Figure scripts
--- Begin ---

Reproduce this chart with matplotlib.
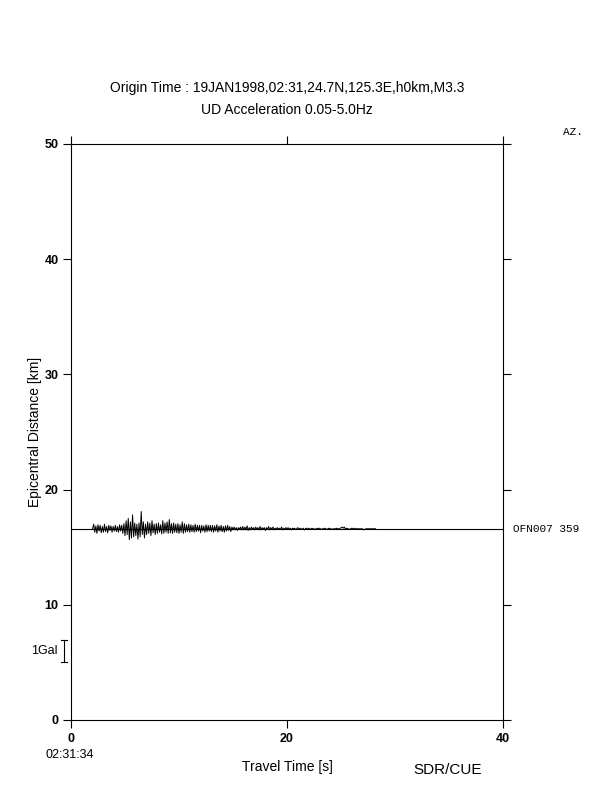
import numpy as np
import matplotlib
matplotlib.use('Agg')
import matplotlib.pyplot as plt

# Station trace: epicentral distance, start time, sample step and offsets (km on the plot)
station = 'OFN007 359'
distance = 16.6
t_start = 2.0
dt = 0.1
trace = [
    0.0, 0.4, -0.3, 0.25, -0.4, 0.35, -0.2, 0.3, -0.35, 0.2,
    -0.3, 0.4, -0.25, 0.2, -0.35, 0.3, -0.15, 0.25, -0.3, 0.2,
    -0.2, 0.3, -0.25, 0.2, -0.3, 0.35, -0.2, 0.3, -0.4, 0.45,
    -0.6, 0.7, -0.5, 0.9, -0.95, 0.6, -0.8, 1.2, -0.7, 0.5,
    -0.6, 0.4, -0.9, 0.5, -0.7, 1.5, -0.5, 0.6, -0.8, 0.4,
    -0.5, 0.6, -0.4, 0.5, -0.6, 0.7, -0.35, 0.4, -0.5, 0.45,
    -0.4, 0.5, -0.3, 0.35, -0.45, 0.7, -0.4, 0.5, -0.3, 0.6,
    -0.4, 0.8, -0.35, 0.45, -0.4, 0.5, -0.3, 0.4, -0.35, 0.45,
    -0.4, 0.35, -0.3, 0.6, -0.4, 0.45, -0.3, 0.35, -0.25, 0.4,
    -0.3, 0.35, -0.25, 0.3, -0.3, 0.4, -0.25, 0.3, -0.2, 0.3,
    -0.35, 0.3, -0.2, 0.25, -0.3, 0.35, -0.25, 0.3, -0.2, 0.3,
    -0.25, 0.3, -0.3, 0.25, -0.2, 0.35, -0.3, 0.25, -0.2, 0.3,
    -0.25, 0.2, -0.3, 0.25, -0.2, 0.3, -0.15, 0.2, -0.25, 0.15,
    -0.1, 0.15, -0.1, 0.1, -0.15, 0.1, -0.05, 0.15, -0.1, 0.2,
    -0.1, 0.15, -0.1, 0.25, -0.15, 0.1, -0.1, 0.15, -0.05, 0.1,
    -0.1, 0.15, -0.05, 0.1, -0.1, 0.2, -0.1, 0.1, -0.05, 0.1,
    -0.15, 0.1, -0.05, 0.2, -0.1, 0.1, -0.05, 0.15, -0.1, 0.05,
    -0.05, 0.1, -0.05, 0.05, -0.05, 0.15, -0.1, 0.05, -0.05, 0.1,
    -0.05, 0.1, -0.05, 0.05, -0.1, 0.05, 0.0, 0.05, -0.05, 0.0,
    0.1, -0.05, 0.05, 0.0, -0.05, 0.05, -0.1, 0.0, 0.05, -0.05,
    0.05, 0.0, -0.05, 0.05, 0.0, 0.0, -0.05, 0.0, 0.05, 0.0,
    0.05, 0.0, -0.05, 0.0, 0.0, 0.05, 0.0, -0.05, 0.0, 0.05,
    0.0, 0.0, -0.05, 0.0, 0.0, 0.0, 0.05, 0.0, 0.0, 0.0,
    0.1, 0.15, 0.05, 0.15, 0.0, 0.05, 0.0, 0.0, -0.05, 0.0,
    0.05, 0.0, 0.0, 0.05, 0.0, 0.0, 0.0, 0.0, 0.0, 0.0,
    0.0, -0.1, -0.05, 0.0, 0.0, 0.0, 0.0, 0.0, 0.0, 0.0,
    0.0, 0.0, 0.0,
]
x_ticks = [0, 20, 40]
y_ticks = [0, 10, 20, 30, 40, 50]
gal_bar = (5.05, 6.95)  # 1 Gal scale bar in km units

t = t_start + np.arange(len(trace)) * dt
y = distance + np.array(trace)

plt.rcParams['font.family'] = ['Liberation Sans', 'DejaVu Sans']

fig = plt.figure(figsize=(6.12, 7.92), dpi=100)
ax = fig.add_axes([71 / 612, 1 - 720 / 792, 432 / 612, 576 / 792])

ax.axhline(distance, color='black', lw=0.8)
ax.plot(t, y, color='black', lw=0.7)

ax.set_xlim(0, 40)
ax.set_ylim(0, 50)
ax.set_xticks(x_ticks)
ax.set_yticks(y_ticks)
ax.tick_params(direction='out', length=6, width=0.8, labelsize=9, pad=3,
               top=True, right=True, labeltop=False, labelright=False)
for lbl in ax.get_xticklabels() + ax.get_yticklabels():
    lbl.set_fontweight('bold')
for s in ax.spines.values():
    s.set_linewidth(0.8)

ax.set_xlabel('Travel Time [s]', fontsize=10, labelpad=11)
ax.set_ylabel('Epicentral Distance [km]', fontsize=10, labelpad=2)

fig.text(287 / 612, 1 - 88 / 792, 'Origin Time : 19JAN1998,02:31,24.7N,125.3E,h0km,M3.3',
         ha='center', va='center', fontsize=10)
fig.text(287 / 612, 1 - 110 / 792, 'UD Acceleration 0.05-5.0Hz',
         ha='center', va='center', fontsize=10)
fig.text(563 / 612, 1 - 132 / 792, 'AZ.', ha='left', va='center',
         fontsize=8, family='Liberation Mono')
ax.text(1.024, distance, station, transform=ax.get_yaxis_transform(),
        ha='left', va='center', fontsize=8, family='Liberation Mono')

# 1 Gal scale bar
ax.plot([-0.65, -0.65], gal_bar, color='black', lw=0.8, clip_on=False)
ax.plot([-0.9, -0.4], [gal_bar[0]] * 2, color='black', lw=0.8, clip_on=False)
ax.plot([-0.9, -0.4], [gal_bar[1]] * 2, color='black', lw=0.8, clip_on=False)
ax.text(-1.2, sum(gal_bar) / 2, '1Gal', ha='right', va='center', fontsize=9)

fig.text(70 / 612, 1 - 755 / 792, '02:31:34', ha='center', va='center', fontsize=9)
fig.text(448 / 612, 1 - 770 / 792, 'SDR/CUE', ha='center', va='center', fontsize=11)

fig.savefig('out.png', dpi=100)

--- End ---
--- Begin ---

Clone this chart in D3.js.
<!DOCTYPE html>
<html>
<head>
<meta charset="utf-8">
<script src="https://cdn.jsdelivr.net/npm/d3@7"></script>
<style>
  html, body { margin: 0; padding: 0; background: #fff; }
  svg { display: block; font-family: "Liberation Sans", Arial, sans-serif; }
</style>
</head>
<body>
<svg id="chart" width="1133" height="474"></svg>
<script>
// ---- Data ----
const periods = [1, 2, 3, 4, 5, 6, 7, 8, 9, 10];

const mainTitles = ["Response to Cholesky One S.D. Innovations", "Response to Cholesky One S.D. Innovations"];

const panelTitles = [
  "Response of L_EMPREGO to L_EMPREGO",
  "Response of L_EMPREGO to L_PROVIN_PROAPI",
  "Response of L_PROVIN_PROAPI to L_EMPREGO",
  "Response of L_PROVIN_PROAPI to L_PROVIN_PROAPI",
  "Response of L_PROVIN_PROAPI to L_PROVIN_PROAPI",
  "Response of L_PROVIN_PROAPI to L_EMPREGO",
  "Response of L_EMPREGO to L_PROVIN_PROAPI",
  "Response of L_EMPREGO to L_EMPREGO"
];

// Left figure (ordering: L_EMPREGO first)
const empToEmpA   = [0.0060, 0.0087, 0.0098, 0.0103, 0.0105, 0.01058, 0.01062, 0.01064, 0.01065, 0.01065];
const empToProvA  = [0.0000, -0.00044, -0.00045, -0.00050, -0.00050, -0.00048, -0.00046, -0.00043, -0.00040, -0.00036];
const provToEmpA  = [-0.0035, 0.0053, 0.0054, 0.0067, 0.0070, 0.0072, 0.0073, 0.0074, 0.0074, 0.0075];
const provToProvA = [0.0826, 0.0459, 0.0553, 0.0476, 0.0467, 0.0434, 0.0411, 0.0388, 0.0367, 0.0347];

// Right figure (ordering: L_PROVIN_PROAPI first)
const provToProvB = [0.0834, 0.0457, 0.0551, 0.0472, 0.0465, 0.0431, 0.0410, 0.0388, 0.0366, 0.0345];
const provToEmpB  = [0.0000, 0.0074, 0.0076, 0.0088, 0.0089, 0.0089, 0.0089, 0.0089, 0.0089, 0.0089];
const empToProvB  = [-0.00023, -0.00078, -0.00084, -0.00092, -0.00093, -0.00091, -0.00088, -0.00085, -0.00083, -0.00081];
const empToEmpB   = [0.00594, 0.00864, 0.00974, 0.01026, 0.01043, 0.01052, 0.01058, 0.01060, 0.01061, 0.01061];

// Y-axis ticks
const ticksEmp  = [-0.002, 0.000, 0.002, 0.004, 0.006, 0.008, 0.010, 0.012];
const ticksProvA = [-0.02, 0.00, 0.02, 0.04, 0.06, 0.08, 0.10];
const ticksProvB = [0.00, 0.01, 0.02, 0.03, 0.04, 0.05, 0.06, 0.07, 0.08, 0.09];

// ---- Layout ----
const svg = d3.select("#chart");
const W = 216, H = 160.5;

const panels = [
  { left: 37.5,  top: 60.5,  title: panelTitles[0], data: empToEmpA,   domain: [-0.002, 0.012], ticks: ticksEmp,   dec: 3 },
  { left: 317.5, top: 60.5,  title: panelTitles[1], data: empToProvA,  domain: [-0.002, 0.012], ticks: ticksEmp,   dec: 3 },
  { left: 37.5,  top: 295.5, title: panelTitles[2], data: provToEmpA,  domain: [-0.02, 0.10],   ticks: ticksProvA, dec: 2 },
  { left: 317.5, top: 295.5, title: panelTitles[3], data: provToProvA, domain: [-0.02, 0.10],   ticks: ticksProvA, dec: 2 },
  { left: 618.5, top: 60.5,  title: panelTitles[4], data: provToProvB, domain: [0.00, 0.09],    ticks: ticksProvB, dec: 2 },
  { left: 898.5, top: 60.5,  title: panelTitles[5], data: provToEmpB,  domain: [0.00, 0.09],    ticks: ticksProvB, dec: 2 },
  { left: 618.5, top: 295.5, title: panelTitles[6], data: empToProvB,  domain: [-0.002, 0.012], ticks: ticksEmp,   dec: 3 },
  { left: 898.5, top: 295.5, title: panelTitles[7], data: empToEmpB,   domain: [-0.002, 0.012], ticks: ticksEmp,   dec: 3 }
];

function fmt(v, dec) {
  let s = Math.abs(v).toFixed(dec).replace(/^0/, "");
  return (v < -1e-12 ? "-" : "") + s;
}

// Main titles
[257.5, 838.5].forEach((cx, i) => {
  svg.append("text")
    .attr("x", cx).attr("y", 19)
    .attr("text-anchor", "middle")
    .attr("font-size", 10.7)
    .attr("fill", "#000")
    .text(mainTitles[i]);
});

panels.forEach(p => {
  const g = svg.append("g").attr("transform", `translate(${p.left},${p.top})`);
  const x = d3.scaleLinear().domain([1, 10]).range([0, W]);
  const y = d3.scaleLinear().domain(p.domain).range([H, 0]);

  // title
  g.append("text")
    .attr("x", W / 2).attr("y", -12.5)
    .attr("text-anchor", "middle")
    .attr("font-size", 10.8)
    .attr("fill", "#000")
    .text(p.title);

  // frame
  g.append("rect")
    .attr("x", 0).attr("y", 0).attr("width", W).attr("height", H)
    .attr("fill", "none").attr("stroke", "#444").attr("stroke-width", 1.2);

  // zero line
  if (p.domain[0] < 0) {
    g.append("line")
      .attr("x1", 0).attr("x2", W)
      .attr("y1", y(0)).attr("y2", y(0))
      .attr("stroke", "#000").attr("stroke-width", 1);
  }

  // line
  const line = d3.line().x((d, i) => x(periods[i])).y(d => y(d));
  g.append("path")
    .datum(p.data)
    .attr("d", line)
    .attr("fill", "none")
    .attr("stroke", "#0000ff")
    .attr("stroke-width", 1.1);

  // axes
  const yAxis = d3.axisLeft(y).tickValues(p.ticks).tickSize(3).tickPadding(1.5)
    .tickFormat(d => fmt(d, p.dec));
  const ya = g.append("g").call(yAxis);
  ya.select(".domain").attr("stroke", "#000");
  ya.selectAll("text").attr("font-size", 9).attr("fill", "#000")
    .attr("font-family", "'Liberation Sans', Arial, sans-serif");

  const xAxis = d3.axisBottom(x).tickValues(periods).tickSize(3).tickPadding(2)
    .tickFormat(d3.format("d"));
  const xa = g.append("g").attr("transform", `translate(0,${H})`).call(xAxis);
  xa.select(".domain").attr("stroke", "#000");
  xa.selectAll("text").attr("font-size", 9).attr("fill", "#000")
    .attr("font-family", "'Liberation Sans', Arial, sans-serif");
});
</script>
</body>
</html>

--- End ---

WORK REQUIRED
Only the lines from the one with "Reproduce this chart with matplotlib." through the one with "import matplotlib.pyplot as plt", both included, go in the copy, exactly as written. Leave the pictures behind.

EXERCISE RESULT
Reproduce this chart with matplotlib.
import numpy as np
import matplotlib
matplotlib.use('Agg')
import matplotlib.pyplot as plt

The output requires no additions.